C’est au grand plaisir des lecteurs de poésie que les éditions Trois-Pistoles ont réédité les premiers recueils de Benoît Chaput. Ce dernier, animateur de la petite maison L’Oie de Cravan depuis une douzaine d’années, demeure sous-estimé comme poète, et ceux qui l’ont découvert avec Le démon familier en 2001 auront avantage à remonter vers ces plaquettes de 1992 et 1998 désormais réunies en un volume.

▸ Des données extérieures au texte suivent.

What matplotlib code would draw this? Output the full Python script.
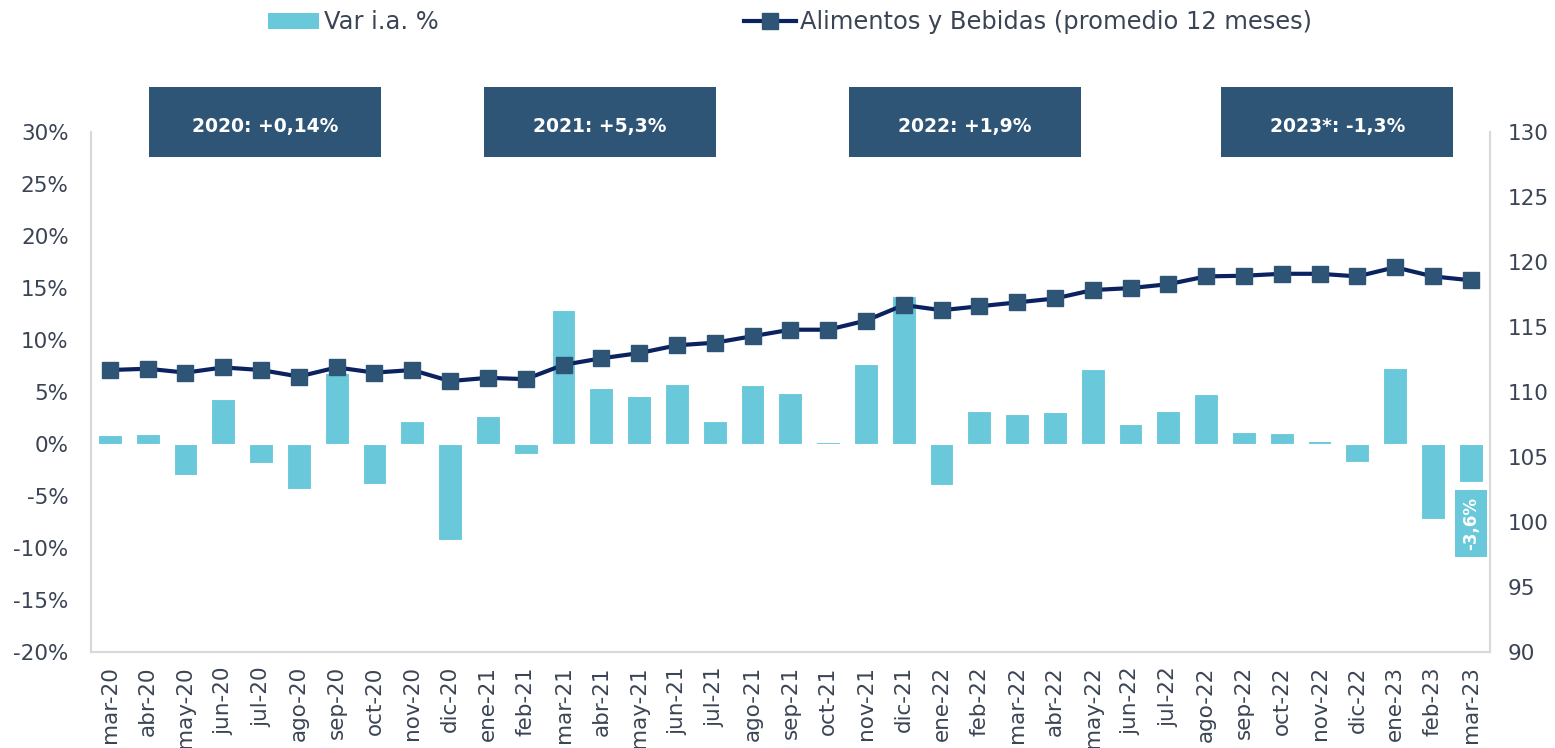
import numpy as np
import matplotlib.pyplot as plt
from matplotlib.patches import Rectangle
from matplotlib.lines import Line2D

meses = ["mar-20", "abr-20", "may-20", "jun-20", "jul-20", "ago-20", "sep-20", "oct-20",
         "nov-20", "dic-20", "ene-21", "feb-21", "mar-21", "abr-21", "may-21", "jun-21",
         "jul-21", "ago-21", "sep-21", "oct-21", "nov-21", "dic-21", "ene-22", "feb-22",
         "mar-22", "abr-22", "may-22", "jun-22", "jul-22", "ago-22", "sep-22", "oct-22",
         "nov-22", "dic-22", "ene-23", "feb-23", "mar-23"]

# variacion interanual (%)
var_ia = [0.9, 1.0, -3.0, 4.3, -1.8, -4.3, 6.8, -3.8, 2.2, -9.2, 2.7, -0.9,
          12.9, 5.4, 4.6, 5.8, 2.2, 5.7, 4.9, 0.2, 7.7, 14.2, -3.9, 3.2,
          2.9, 3.1, 7.2, 1.9, 3.2, 4.8, 1.2, 1.1, 0.3, -1.7, 7.3, -7.2, -3.6]

# alimentos y bebidas, promedio 12 meses
alimentos = [111.7, 111.8, 111.5, 111.9, 111.7, 111.2, 111.9, 111.5, 111.7, 110.85, 111.1, 111.0,
             112.1, 112.6, 113.0, 113.6, 113.8, 114.3, 114.8, 114.8, 115.5, 116.7, 116.3, 116.6,
             116.9, 117.2, 117.85, 118.0, 118.3, 118.9, 118.95, 119.1, 119.1, 118.9, 119.6, 118.9, 118.6]

cajas = ["2020: +0,14%", "2021: +5,3%", "2022: +1,9%", "2023*: -1,3%"]
cajas_x = [1.03, 9.9, 19.55, 29.4]

c_bar = "#69C8D9"
c_linea = "#0B2260"
c_marker = "#2E5476"
c_texto = "#3A4454"

fig = plt.figure(figsize=(15.55, 7.48), dpi=100)
ax = fig.add_axes([0.0585, 0.128, 0.8995, 0.6955])
ax2 = ax.twinx()

x = np.arange(len(meses))
ax.bar(x, var_ia, width=0.63, color=c_bar, edgecolor="white", linewidth=0.8, zorder=2)
ax2.plot(x, alimentos, color=c_linea, linewidth=3, marker="s", markersize=11,
         markerfacecolor=c_marker, markeredgecolor=c_marker, zorder=3)

ax.set_xlim(-0.5, len(meses) - 0.5)
ax.set_ylim(-20, 30)
ax.set_yticks(np.arange(-20, 31, 5))
ax.set_yticklabels([f"{v}%" for v in range(-20, 31, 5)])
ax2.set_ylim(90, 130)
ax2.set_yticks(np.arange(90, 131, 5))

ax.set_xticks(x)
ax.set_xticklabels(meses, rotation=90)

for a in (ax, ax2):
    a.spines["top"].set_visible(False)
    for s in ("left", "right", "bottom"):
        a.spines[s].set_color("#D9D9D9")
        a.spines[s].set_linewidth(1.5)

ax.tick_params(axis="y", length=0, pad=16, labelsize=15.5, labelcolor=c_texto)
ax.tick_params(axis="x", length=0, pad=10, labelsize=15.5, labelcolor=c_texto)
ax2.tick_params(axis="y", length=0, pad=13, labelsize=15.5, labelcolor=c_texto)

# etiqueta del ultimo dato
ax.annotate(f"{var_ia[-1]:.1f}%".replace(".", ","), xy=(x[-1], var_ia[-1]),
            xytext=(0, -11), textcoords="offset points", rotation=90,
            ha="center", va="top", color="white", fontsize=12, fontweight="bold",
            bbox=dict(boxstyle="square,pad=0.42", fc=c_bar, ec="none"), zorder=5)

# cajas con promedio anual
for txt, x0 in zip(cajas, cajas_x):
    ax.add_patch(Rectangle((x0, 27.6), 6.14, 6.7, facecolor=c_marker, edgecolor="none",
                           clip_on=False, zorder=6))
    ax.text(x0 + 3.07, 30.5, txt, ha="center", va="center", color="white",
            fontsize=13.5, fontweight="bold", zorder=7, clip_on=False)

handles = [Rectangle((0, 0), 1, 1, facecolor=c_bar, edgecolor="none"),
           Line2D([0], [0], color=c_linea, linewidth=3, marker="s", markersize=11,
                  markerfacecolor=c_marker, markeredgecolor=c_marker)]
fig.legend(handles, ["Var i.a. %", "Alimentos y Bebidas (promedio 12 meses)"],
           loc="center", bbox_to_anchor=(0.508, 0.97), ncol=2, frameon=False,
           fontsize=17.4, labelcolor=c_texto, handlelength=2.15, handleheight=0.7,
           handletextpad=0.2, columnspacing=12.6)

fig.savefig("out.png", dpi=100)
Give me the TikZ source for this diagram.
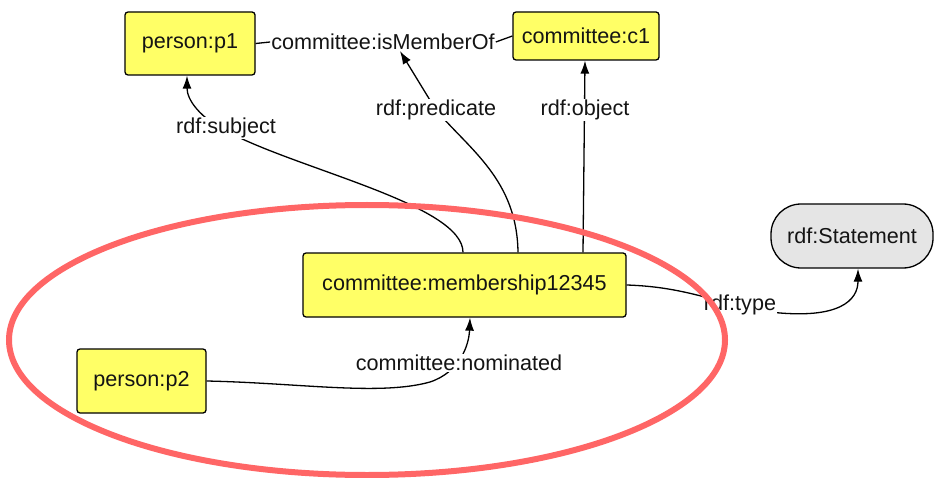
\documentclass[tikz,border=0pt]{standalone}
\usepackage{fontspec}
\setmainfont{Liberation Sans}
\usetikzlibrary{arrows.meta}
\definecolor{boxyellow}{RGB}{255,255,102}
\definecolor{stgray}{RGB}{229,229,229}
\definecolor{ringred}{RGB}{255,102,102}
\definecolor{txt}{RGB}{20,20,20}
\begin{document}
\begin{tikzpicture}[x=1pt,y=-1pt,
  every node/.style={font=\fontsize{21.6}{26}\selectfont, text=txt},
  box/.style={draw=black, line width=1.3pt, fill=boxyellow, rounded corners=3pt, inner sep=0pt},
  pill/.style={draw=black, line width=1.3pt, fill=stgray, rounded corners=30pt, inner sep=0pt},
  lbl/.style={fill=white, inner sep=1pt},
  edge/.style={draw=black, line width=1.3pt},
  arr/.style={edge, -{Latex[length=13pt,width=9pt]}}
]
\useasboundingbox (0,0) rectangle (936,478);

\node[box, minimum width=130pt, minimum height=63pt] (p1) at (190,43.5) {person:p1};
\node[box, minimum width=146pt, minimum height=48pt] (c1) at (586,36) {committee:c1};
\node[box, minimum width=323pt, minimum height=64pt] (m) at (464.5,285) {committee:membership12345};
\node[box, minimum width=129pt, minimum height=64pt] (p2) at (141.5,381) {person:p2};
\node[pill, minimum width=162pt, minimum height=64pt] (st) at (852,236) {rdf:Statement};

% isMemberOf
\node[lbl] (iso) at (383,42) {committee:isMemberOf};
\draw[edge] (p1.east) -- (iso.west);
\draw[edge] (iso.east) -- (c1.west);

% rdf:subject
\draw[arr] ([xshift=-1.5pt]m.north) .. controls (463,205) and (300,170) .. (228,132)
  .. controls (200,118) and (187,100) .. ([xshift=-3pt]p1.south);
\node[lbl] (lsub) at (226,128) {rdf:subject};

% rdf:predicate
\draw[arr] ([xshift=53.5pt]m.north) .. controls (517,180) and (470,150) .. (436,110)
  -- ([xshift=17pt]iso.south);
\node[lbl] (lpred) at (436,110) {rdf:predicate};

% rdf:object
\draw[arr] ([xshift=118.5pt]m.north) -- ([xshift=-1pt]c1.south);
\node[lbl] (lobj) at (585,110) {rdf:object};

% rdf:type
\draw[arr] (m.east) .. controls (690,287) and (720,305) .. (770,312)
  .. controls (840,320) and (858,300) .. ([xshift=6pt]st.south);
\node[lbl] (ltype) at (740,305) {rdf:type};

% committee:nominated
\draw[arr] (p2.east) .. controls (300,383) and (380,396) .. (430,382)
  .. controls (460,372) and (469,345) .. ([xshift=5.5pt]m.south);
\node[lbl] (lnom) at (459,363) {committee:nominated};

% ring
\draw[ringred, line width=6pt] (367,340) ellipse [x radius=358, y radius=135];
\end{tikzpicture}
\end{document}
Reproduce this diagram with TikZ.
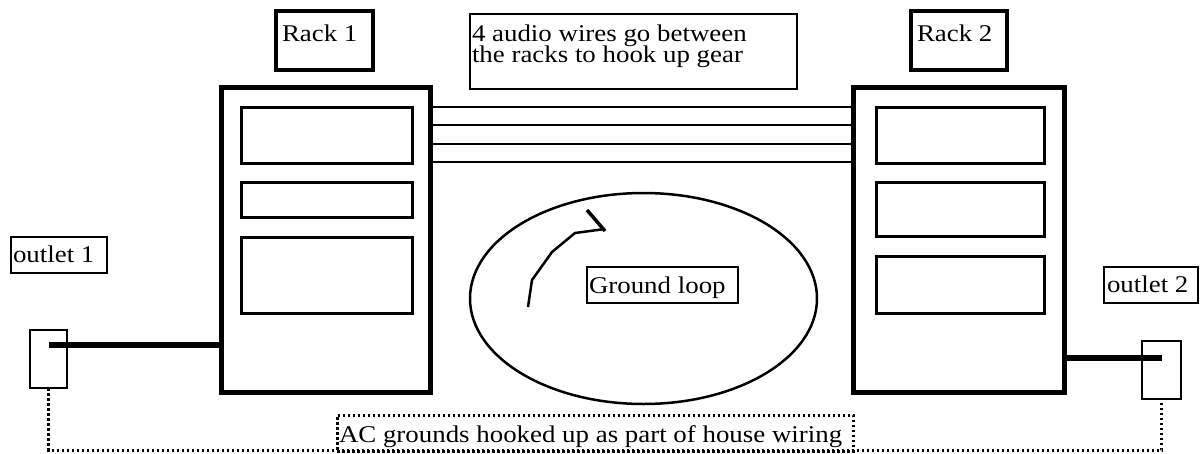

Sur le ton d’un enfant tour à tour charmé puis déçu, Benoît Chaput s’attache à une parole naïve, imprégnée cependant par une révolte de fond. À partir de réalités simples et dans un vocabulaire très sobre, il parvient à ébranler un peu notre vision du monde, à faire surgir de nouvelles interrogations. « Un arbre s’élève / lentement il est redoutable / ses racines sur mes mains / amènent la peau à s’éclaircir / et le regard que j’ai / rougit de ma compréhension / soudaine. »
Pensif au sein d’un bestiaire d’animaux domestiques ou sauvages, le poète aimerait parfois « être un chat / et ne plus jamais / ne plus jamais penser ». Mais il a quitté l’Éden, et s’il retient sa colère devant un monde laid et menaçant, c’est en approfondissant les variantes du réel qu’il atteindra à nouveau une relative propreté d’âme. Plus que de nombreux poètes urbains, ce campagnard du verbe sait admirablement scruter ce qui nous sépare et ce qui nous unit, le difficile amalgame du personnel et du social, et ce, toujours selon une impulsion qui se méfie de l’analyse. « Je tends des pièges à mon intelligence. Je traque la piste des bêtes de l’invisible. » En vers (Loin de nos bêtes) ou en prose (Les bonnes intentions), Benoît Chaput nous fait vivement souhaiter un nouveau recueil.
Quant aux deux plus récentes productions de L’Oie de Cravan, elles sont exemplaires de l’approche hybride favorisée par le poète-éditeur. Ni poésie, ni bande dessinée, Mr Non Pigeon de Nadia Moss et Schmo de Jeff Ladouceur méritent un rayon à part dans les librairies. Si les mots demeurent assez accessoires chez ces « poètes ymagiers », ceux-ci rejoignent pourtant tout à fait l’esprit des poèmes de Benoît Chaput. Alors que le trait de Nadia Moss peut se faire beaucoup plus sombre et inquiétant que celui de Jeff Ladouceur, ce dernier sollicite les rondeurs grotesques pour nous prouver la folie de notre normalité. Il n’y a qu’à souhaiter à ces deux artistes de rejoindre un public aussi « indisciplinaire » qu’eux.